The Changing Face of the White House

Of the 29 White House staffers who now hold the title assistant to the president, 16 are white men, six are white women, two are minority women and five are minority men.

Maria Echaveste

* Age 45

* Position Deputy chief of staff

* Education Stanford undergrad, UC Berkeley Boalt Hall law degree

* Background Corporate litigator, bankruptcy attorney in Los Angeles and New York

***

Terry Edmonds

* Age 49

* Position Chief speech-writer

* Education Undergrad from Morgan State University, Baltimore, MD.

* Background public relations, marketing, speechwriter for Health & Human Services

***

Mickey Ibarra

* Age 48

* Position Director for intergovernmental affairs

* Education Brigham Young University undergrad; University of Utah masters in education.

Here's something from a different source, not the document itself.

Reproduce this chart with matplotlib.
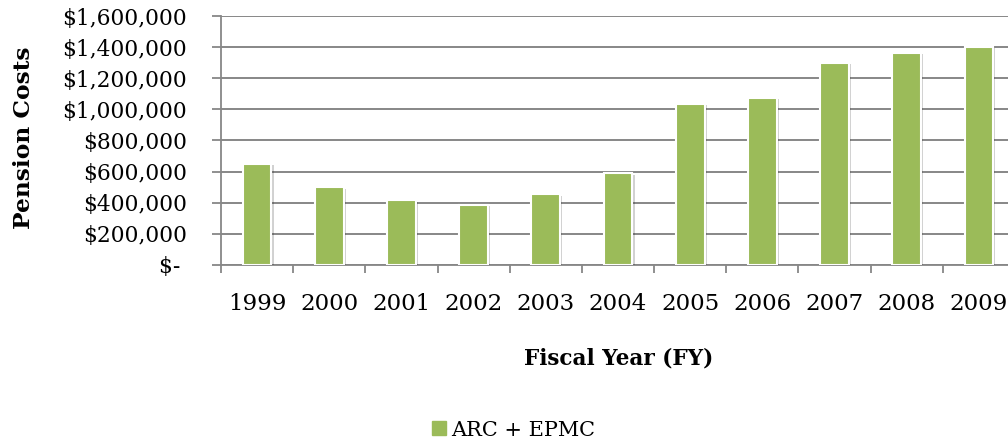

* Background Special-ed teacher, staffer for National Education Association.

***

Minyon Moore

* Age 41

* Position Political director

* Education University of Illinois-Chicago

* Background Former White House deputy political director; Democratic National Committee political director, youth coordinator for Jesse Jackson’s presidential bids in 1984 and 1988.

***

Ann Lewis

* Age 61

* Position Counselor

* Edu-cation Attended Radcliffe

* Background former White House communi-cations director; Vice president for public policy of Planned Parenthood. Political director, Democratic National Committee.

***

Thurgood Marshall Jr.

* Age 43

* Position Cabinet secretary

* Education University of Virginia undergrad; University of Virginia School of Law

* Background Former aide to Sen. Albert Gore Jr., son of first black Supreme Court justice Thurgood Marshall.

***

Robert Ben Johnson

* Age 55

* Position Staff director for race commission

* Education Awarded honorary doctorate by Morgan State University

* Background Former district of Columbia administrator, Carter White House aide.

***

Karen Tramontano

* Age 42

* Position Counselor to chief of staff

* Education Boston College undergrad, Catholic University of America law degree

* Background Former labor union lawyer; former aide to then-D.C. Mayor Sharon Pratt; one of three openly gay assistants to the President.